The recent disclosure that about 30 million Nigerian households have no access to electricity is a mere statement of the obvious given the deplorable state of power supply in the country. The 30 million in question may be mostly rural dwellers but people living in the urban areas have no better deal.
Last Tuesday, for instance, proceedings at the Lagos High Court, Igbosere were disrupted due to power failure within the court premises. Lawyers who had hoped to make progress in their cases left in utter disappointment.
And, as the power situation worsens, the Federal Government was bold to absolve the new operators of the power sector from blame. Indeed, the Minister of Power, Prof. Chinedu Nebo, was quick to explain why there is gross shortfall in power supply. Non-availability of gas, infrastructure vandalisation, sabotage and low water level to power the hydro power plants are some of his reasons. These of course are flimsy excuses that have been peddled over the years and Nigerians are now much more interested in solutions.
It is unknown how the figure of 30 million households was arrived at in a country that has no reliable database. The number of those suffering should be much higher because the entire country is in darkness.

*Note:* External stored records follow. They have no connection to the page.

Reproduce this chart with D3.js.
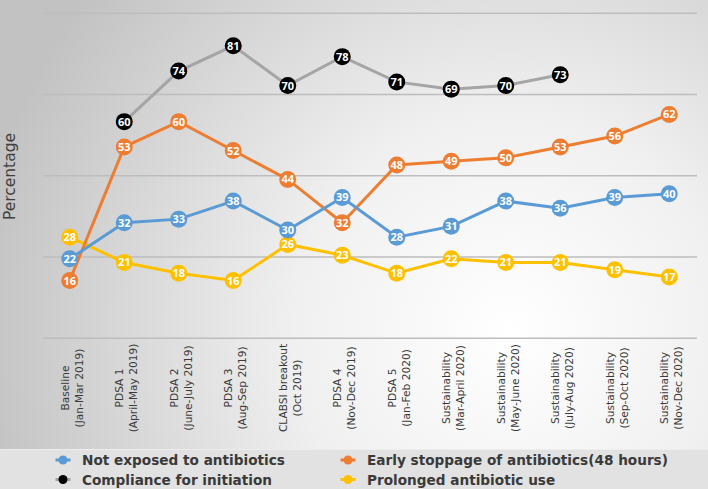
<!DOCTYPE html>
<html><head><meta charset="utf-8">
<script src="https://cdn.jsdelivr.net/npm/d3@7"></script>
<style>body{margin:0;}svg{display:block;}</style>
</head><body>
<svg id="c" width="708" height="489"></svg>
<script>
const categories = [
  ["Baseline","(Jan-Mar 2019)"],
  ["PDSA 1","(April-May 2019)"],
  ["PDSA 2","(June-July 2019)"],
  ["PDSA 3","(Aug-Sep 2019)"],
  ["CLABSI breakout","(Oct 2019)"],
  ["PDSA 4","(Nov-Dec 2019)"],
  ["PDSA 5","(Jan-Feb 2020)"],
  ["Sustainability","(Mar-April 2020)"],
  ["Sustainability","(May-June 2020)"],
  ["Sustainability","(July-Aug 2020)"],
  ["Sustainability","(Sep-Oct 2020)"],
  ["Sustainability","(Nov-Dec 2020)"]
];
const notExposed = [22,32,33,38,30,39,28,31,38,36,39,40];
const earlyStop  = [16,53,60,52,44,32,48,49,50,53,56,62];
const compliance = [null,60,74,81,70,78,71,69,70,73,null,null];
const prolonged  = [28,21,18,16,26,23,18,22,21,21,19,17];
const gridValues = [0,22.5,45,67.5,90];
const seriesNames = ["Not exposed to antibiotics","Early stoppage of antibiotics(48 hours)","Compliance for initiation","Prolonged antibiotic use"];

const svg = d3.select("#c");
const W = 708, H = 489;
const defs = svg.append("defs");
const rg = defs.append("radialGradient").attr("id","bg").attr("gradientUnits","userSpaceOnUse")
  .attr("cx",510).attr("cy",330).attr("r",540);
rg.append("stop").attr("offset","0").attr("stop-color","#ffffff");
rg.append("stop").attr("offset","0.4").attr("stop-color","#f0f0f0");
rg.append("stop").attr("offset","1").attr("stop-color","#c2c2c2");
svg.append("rect").attr("width",W).attr("height",H).attr("fill","url(#bg)");
svg.append("rect").attr("x",0).attr("y",450).attr("width",W).attr("height",39).attr("fill","#e2e2e2");
svg.append("line").attr("x1",0).attr("x2",W).attr("y1",449.5).attr("y2",449.5).attr("stroke","#ededed").attr("stroke-width",1);

const x = d3.scaleBand().domain(d3.range(categories.length)).range([42.5,696.5]);
const y = d3.scaleLinear().domain([0,90]).range([338.3,13.3]);
const cx = i => x(i) + x.bandwidth()/2;

const g = svg.append("g");
g.selectAll("line.grid").data(gridValues).join("line")
  .attr("x1",43).attr("x2",697).attr("y1",d=>y(d)).attr("y2",d=>y(d))
  .attr("stroke","#bdbdbd").attr("stroke-width",1.5);

function fitSize(family, weight, sample, target){
  const t = svg.append("text").attr("font-family",family).attr("font-weight",weight)
    .attr("font-size",20).text(sample);
  const w = t.node().getComputedTextLength(); t.remove();
  return 20*target/w;
}
const xfs = fitSize("DejaVu Sans","normal","(Jan-Mar 2019)",79);
const xl = g.selectAll("g.xl").data(categories).join("g")
  .attr("transform",(d,i)=>`translate(${cx(i)},388) rotate(-90)`);
xl.append("text").attr("x",0).attr("y",-1).attr("text-anchor","middle")
  .attr("font-family","DejaVu Sans").attr("font-size",xfs).attr("fill","#3a3a3a").text(d=>d[0]);
xl.append("text").attr("x",0).attr("y",13).attr("text-anchor","middle")
  .attr("font-family","DejaVu Sans").attr("font-size",xfs).attr("fill","#3a3a3a").text(d=>d[1]);

const pfs = fitSize("DejaVu Sans","normal","Percentage",87);
svg.append("text").attr("transform","translate(15,176.5) rotate(-90)").attr("text-anchor","middle")
  .attr("font-family","DejaVu Sans").attr("font-size",pfs).attr("fill","#404040").text("Percentage");

const series = [
  {vals:compliance, line:"#a5a5a5", dot:"#000000"},
  {vals:prolonged, line:"#ffc000", dot:"#ffc000"},
  {vals:earlyStop, line:"#ed7d31", dot:"#ed7d31"},
  {vals:notExposed, line:"#5b9bd5", dot:"#5b9bd5"}
];
const lineGen = d3.line().defined(d=>d!=null).x((d,i)=>cx(i)).y(d=>y(d));
series.forEach(s=>{
  g.append("path").attr("d",lineGen(s.vals)).attr("fill","none")
    .attr("stroke",s.line).attr("stroke-width",3);
});
series.forEach(s=>{
  const pts = s.vals.map((v,i)=>({v,i})).filter(d=>d.v!=null);
  const pg = g.append("g");
  pg.selectAll("circle").data(pts).join("circle")
    .attr("cx",d=>cx(d.i)).attr("cy",d=>y(d.v)).attr("r",8.5).attr("fill",s.dot);
  pg.selectAll("text").data(pts).join("text")
    .attr("x",d=>cx(d.i)).attr("y",d=>y(d.v)+4).attr("text-anchor","middle")
    .attr("font-family","Open Sans").attr("font-weight","bold").attr("font-size",11)
    .attr("fill","#fff").text(d=>d.v);
});

// legend
const lfs = fitSize("DejaVu Sans","bold",seriesNames[0],203);
const leg = [
  {name:seriesNames[0], line:"#5b9bd5", dot:"#5b9bd5", x:63, y:460},
  {name:seriesNames[1], line:"#ed7d31", dot:"#ed7d31", x:348, y:460},
  {name:seriesNames[2], line:"#a5a5a5", dot:"#000000", x:63, y:479.5},
  {name:seriesNames[3], line:"#ffc000", dot:"#ffc000", x:348, y:479.5}
];
const lg = svg.selectAll("g.leg").data(leg).join("g").attr("transform",d=>`translate(${d.x},${d.y})`);
lg.append("line").attr("x1",-7.5).attr("x2",7.5).attr("stroke",d=>d.line).attr("stroke-width",3);
lg.append("circle").attr("r",4.5).attr("fill",d=>d.dot);
lg.append("text").attr("x",19).attr("y",5).attr("font-family","DejaVu Sans").attr("font-weight","bold")
  .attr("font-size",lfs).attr("fill","#3a3a3a").text(d=>d.name);
</script>
</body></html>
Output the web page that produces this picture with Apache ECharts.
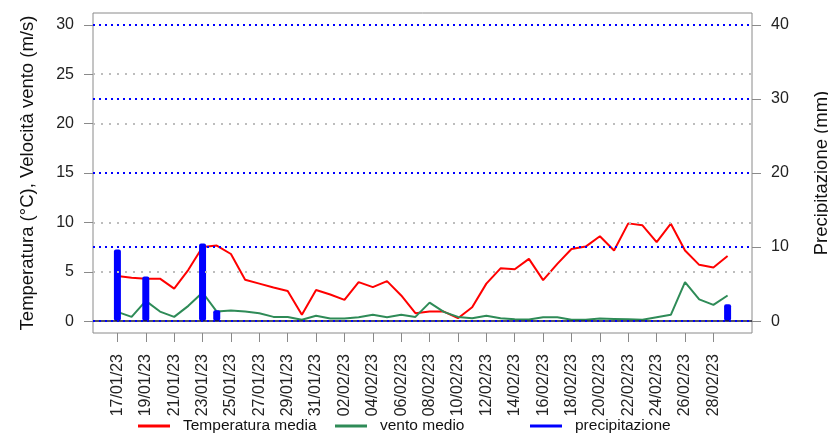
<!DOCTYPE html>
<html lang="it">
<head>
    <meta charset="UTF-8">
    <title>Temperatura, vento, precipitazione</title>
    <script src="https://cdn.jsdelivr.net/npm/echarts@6/dist/echarts.min.js"></script>
    <style>
        html, body { margin: 0; padding: 0; background: #fff; }
        #chart { width: 828px; height: 436px; }
    </style>
</head>
<body>
<div id="chart"></div>
<script type="text/javascript">
    // dati giornalieri 17/01/23 - 01/03/23
    var dates = [
        '17/01/23','18/01/23','19/01/23','20/01/23','21/01/23','22/01/23','23/01/23','24/01/23',
        '25/01/23','26/01/23','27/01/23','28/01/23','29/01/23','30/01/23','31/01/23','01/02/23',
        '02/02/23','03/02/23','04/02/23','05/02/23','06/02/23','07/02/23','08/02/23','09/02/23',
        '10/02/23','11/02/23','12/02/23','13/02/23','14/02/23','15/02/23','16/02/23','17/02/23',
        '18/02/23','19/02/23','20/02/23','21/02/23','22/02/23','23/02/23','24/02/23','25/02/23',
        '26/02/23','27/02/23','28/02/23','01/03/23'
    ];
    var tempMedia = [4.56,4.4,4.3,4.3,3.3,5.2,7.5,7.65,6.8,4.2,3.8,3.4,3.05,0.65,3.15,2.7,2.15,3.95,3.45,4.05,
        2.6,0.8,0.97,0.97,0.3,1.4,3.8,5.35,5.25,6.3,4.15,5.8,7.3,7.55,8.6,7.15,9.9,9.7,8.0,9.87,7.15,5.7,5.44,6.6];
    var ventoMedio = [0.94,0.43,2.05,0.97,0.43,1.55,2.9,0.97,1.07,0.97,0.8,0.43,0.43,0.15,0.54,0.26,0.26,0.4,0.64,0.4,
        0.64,0.43,1.88,0.94,0.43,0.3,0.54,0.3,0.2,0.17,0.4,0.4,0.15,0.15,0.26,0.23,0.2,0.15,0.4,0.64,3.96,2.2,1.65,2.6];
    var precipitazione = [9.66,0,6.04,0,0,0,10.47,1.48,0,0,0,0,0,0,0,0,0,0,0,0,
        0,0,0,0,0,0,0,0,0,0,0,0,0,0,0,0,0,0,0,0,0,0,0,2.28];
    var xTicks = [0,2,4,6,8,10,12,14,16,18,20,22,24,26,28,30,32,34,36,38,40,42];
    var leftTicks = [0,5,10,15,20,25,30];
    var rightTicks = [0,10,20,30,40];

    var font = 'Liberation Sans, Arial, sans-serif';
    function pairs(arr) {
        return arr.map(function (v, i) { return [i, v]; });
    }

    var myChart = echarts.init(document.getElementById('chart'));

    var grayLines = leftTicks.filter(function (v) { return v % 15 !== 0; }).map(function (v) {
        return { yAxis: v };
    });
    var blueLines = rightTicks.map(function (v) { return { yAxis: v }; });

    function legendAt(name, left) {
        return {
            data: [name], left: left, top: 418, padding: 0,
            icon: 'rect', itemWidth: 32, itemHeight: 3,
            textStyle: { fontFamily: font, fontSize: 15.5, color: '#111', padding: [0, 0, 0, 8] }
        };
    }

    myChart.setOption({
        animation: false,
        grid: {
            left: 93, top: 13, right: 76, bottom: 103,
            outerBoundsMode: 'none', containLabel: false,
            show: true, borderColor: '#8a8a8a', borderWidth: 1
        },
        legend: [
            legendAt('Temperatura media', 138),
            legendAt('vento medio', 335),
            legendAt('precipitazione', 530)
        ],
        xAxis: {
            type: 'value', min: -1.72, max: 44.72,
            axisLine: { show: false, onZero: false },
            splitLine: { show: false },
            axisTick: { show: true, customValues: xTicks, length: 9, lineStyle: { color: '#8a8a8a' } },
            axisLabel: {
                customValues: xTicks, rotate: 90, margin: 21,
                fontFamily: font, fontSize: 16, color: '#222',
                formatter: function (v) { return dates[Math.round(v)]; }
            }
        },
        yAxis: [
            {
                type: 'value', min: -1.2, max: 31.2,
                name: 'Temperatura (°C), Velocità vento (m/s)',
                nameLocation: 'middle', nameRotate: 90, nameGap: 56,
                nameTextStyle: { fontFamily: font, fontSize: 18.5, color: '#111' },
                axisLine: { show: false, onZero: false },
                splitLine: { show: false },
                axisTick: { show: true, customValues: leftTicks, length: 9, lineStyle: { color: '#8a8a8a' } },
                axisLabel: { customValues: leftTicks, margin: 19, fontFamily: font, fontSize: 16, color: '#222' }
            },
            {
                type: 'value', min: -1.6, max: 41.6, position: 'right',
                name: 'Precipitazione (mm)',
                nameLocation: 'middle', nameRotate: 90, nameGap: 60,
                nameTextStyle: { fontFamily: font, fontSize: 18.5, color: '#111' },
                axisLine: { show: false, onZero: false },
                splitLine: { show: false },
                axisTick: { show: true, customValues: rightTicks, length: 9, lineStyle: { color: '#8a8a8a' } },
                axisLabel: { customValues: rightTicks, margin: 19, fontFamily: font, fontSize: 16, color: '#222' }
            }
        ],
        series: [
            {
                // griglia grigia
                name: 'grid-gray', type: 'line', data: [], z: 1, silent: true,
                markLine: {
                    silent: true, symbol: 'none', label: { show: false },
                    lineStyle: { color: '#bdbdbd', type: [2, 6], width: 2 },
                    data: grayLines
                }
            },
            {
                // griglia blu (scala precipitazione)
                name: 'grid-blue', type: 'line', data: [], yAxisIndex: 1, z: 2, silent: true,
                markLine: {
                    silent: true, symbol: 'none', label: { show: false },
                    data: [
                        { yAxis: 0, lineStyle: { color: '#1a1a2e', type: 'solid', width: 1.5 } }
                    ].concat(blueLines.map(function (d) {
                        return { yAxis: d.yAxis, lineStyle: { color: '#0000ff', type: [2, 4], width: 2 } };
                    }))
                }
            },
            {
                name: 'Temperatura media', type: 'line', data: pairs(tempMedia),
                showSymbol: false, z: 3, color: '#ff0000',
                lineStyle: { color: '#ff0000', width: 2 }
            },
            {
                name: 'vento medio', type: 'line', data: pairs(ventoMedio),
                showSymbol: false, z: 3, color: '#2e8b57',
                lineStyle: { color: '#2e8b57', width: 2 }
            },
            {
                name: 'precipitazione', type: 'bar', yAxisIndex: 1, data: pairs(precipitazione),
                barWidth: 7, z: 4, color: '#0000ff',
                itemStyle: { color: '#0000ff', borderRadius: [2, 2, 3, 3] }
            }
        ]
    });
</script>
</body>
</html>
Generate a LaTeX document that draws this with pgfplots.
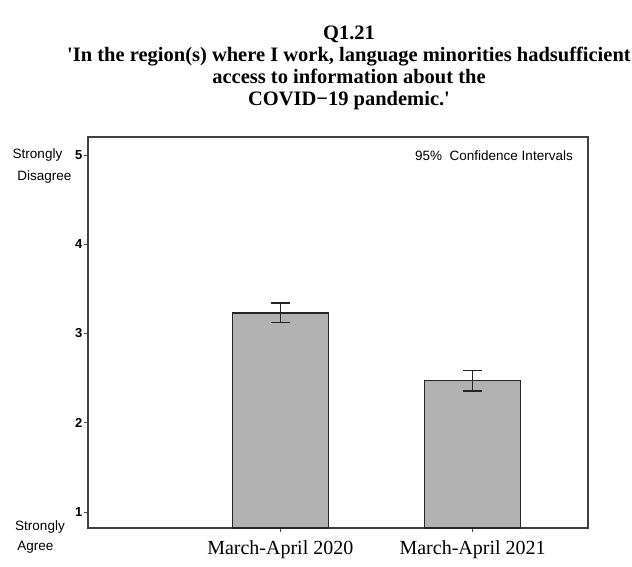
\documentclass[border=0pt]{standalone}
\usepackage{fontspec}
\setmainfont{Liberation Serif}[Ligatures=TeXOff]
\newfontfamily\arial{Liberation Sans}
\usepackage{pgfplots}
\pgfplotsset{compat=1.18}
\begin{document}
\begin{tikzpicture}[x=1pt,y=1pt]
\useasboundingbox (-88,-38) rectangle (544,528);
\begin{axis}[scale only axis, width=500pt, height=391pt, at={(0,0)}, anchor=south west,
 xmin=0, xmax=2.6, ymin=0.821, ymax=5.2,
 axis line style={draw=black!75, line width=1.3pt},
 xtick={1,2}, xticklabels={March-April 2020, March-April 2021},
 ytick={1,2,3,4,5},
 tick align=outside, xtick pos=bottom, ytick pos=left,
 major tick length=4pt,
 tick style={black!70, line width=0.6pt},
 xticklabel style={font=\fontsize{20}{20}\selectfont, yshift=-5pt},
 yticklabel style={font=\arial\bfseries\fontsize{13}{13}\selectfont, xshift=2pt},
 /pgf/number format/assume math mode=true,
 bar width=0.5,
]
\addplot[ybar, fill=black!30, draw=black!85, line width=1.4pt,
  error bars/.cd, y dir=both, y explicit,
  error bar style={line width=1.5pt, black!85},
  error mark options={rotate=90, line width=1.5pt, mark size=9.5pt, black!85}]
  coordinates {(1,3.23) +- (0,0.11) (2,2.47) +- (0,0.117)};
\end{axis}
\begin{scope}[every node/.style={inner sep=0pt, anchor=base}]
\node[font=\bfseries\fontsize{20.5}{22}\selectfont] at (261,488) {Q1.21};
\node[font=\bfseries\fontsize{20.5}{22}\selectfont] at (261,466) {'In the region(s) where I work, language minorities hadsufficient};
\node[font=\bfseries\fontsize{20.5}{22}\selectfont] at (261,444) {access to information about the};
\node[font=\bfseries\fontsize{20.5}{22}\selectfont] at (261,422) {COVID−19 pandemic.'};
\node[font=\arial\fontsize{13.5}{14}\selectfont] at (-50.5,369) {Strongly};
\node[font=\arial\fontsize{13.5}{14}\selectfont] at (-43.5,348) {Disagree};
\node[font=\arial\fontsize{13.5}{14}\selectfont] at (-48,-2) {Strongly};
\node[font=\arial\fontsize{13.5}{14}\selectfont] at (-52.5,-22) {Agree};
\node[font=\arial\fontsize{13.5}{14}\selectfont, anchor=base west] at (327,367) {95\%\ \ Confidence Intervals};
\end{scope}
\end{tikzpicture}
\end{document}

Nigeria is struggling to provide minimal power and is yet to achieve acceptable level of power supply, which is badly needed for economic development. Nebo has also been on the need to sensitise investors, fund managers, policy makers and other stakeholders to the need for the development of renewable energy.
He is also attempting to mobilise stakeholders to initiate equity fund through private sector participation to promote sustainable energy and deliver electricity to Nigerians. Noting that there is still a wide gap in power supply, Nebo said that is the reason the Federal Government is focusing on renewable energy, especially, off-grid and hydro systems that would not depend on the national grid.
He explained that the financing process of the 3050 megawatts Mambilla Hydro Dam would soon be completed. As for the other 264 hydro dams that have not been fully utilised, he said government is fixing turbines in 12 of them to increase their generation capacity.
It is regrettable that despite the much-flaunted reforms in the electricity sector, 14 years after, little has changed. Rather than improving, indeed the situation is getting worse.
Between 1999 and 2007, the Olusegun Obasanjo administration embarked on a power reform programme that focused mainly on independent power projects (IPP). Despite the $16 billion reportedly pumped into the power sector over the period and the many promises of increased generation, no part of the country has constant and uninterrupted power supply. The report of the committee that indicted several people would also seem to have been swept under the carpet.
Thereafter, the Jonathan administration, on August 26, 2010 launched a bold “Power Sector Roadmap”, which many saw as a potent framework to redeem the comatose electricity sub-sector. The framework contained policies and institutional reforms that promised, among other things, a super transmission network, generation of additional 5,000 megawatts by the international oil companies, active exploitation of hydro, nuclear and coal power, privatization of the power sector and addition of 4,775 megawatts from the Independent Power Plants (IPPs) by December 2013. The medium term expectation was that by the end of 2013, the country would have attained 14,000 megawatts power generation capacity.
Two years on, there is no appreciable change as the administration embarked on a review of its plan after the then Minister of Power, Prof. Bart Nnaji, resigned at the height of controversy over the sale of the power plants to private investors. Nnaji’s exit halted what appeared to be a slight improvement in power supply.
Working under the power sector reform agenda, the unbundled Power Holding Company of Nigeria (PHCN), was sold and last November, handed over to new private investors. The expectation was that there would be significant improvement in power supply. But rather than see improvement, power supply has dropped even more to the unbearable discomfort of Nigerians.
Turning to renewable energy to achieve a suitable energy mix is a sure alternative. Nigeria is blessed with abundant sunlight, wind, rain, tides, waves and geothermal energy. These are natural energy sources that should be exploited and put to beneficial use.
Now that government has declared its intention to achieve 10 per cent target on renewable energy by 2025, what plans are on ground to meet this target? As a developing nation, renewable energy should account for no less than 20 per cent total power needs.
No doubt, renewable energy is cheap and environmentally friendly. A well-articulated and carefully implemented energy mix would go a long way to bridge the gap in electricity supply, particularly in the rural areas. This alternative should, therefore, be diligently explored.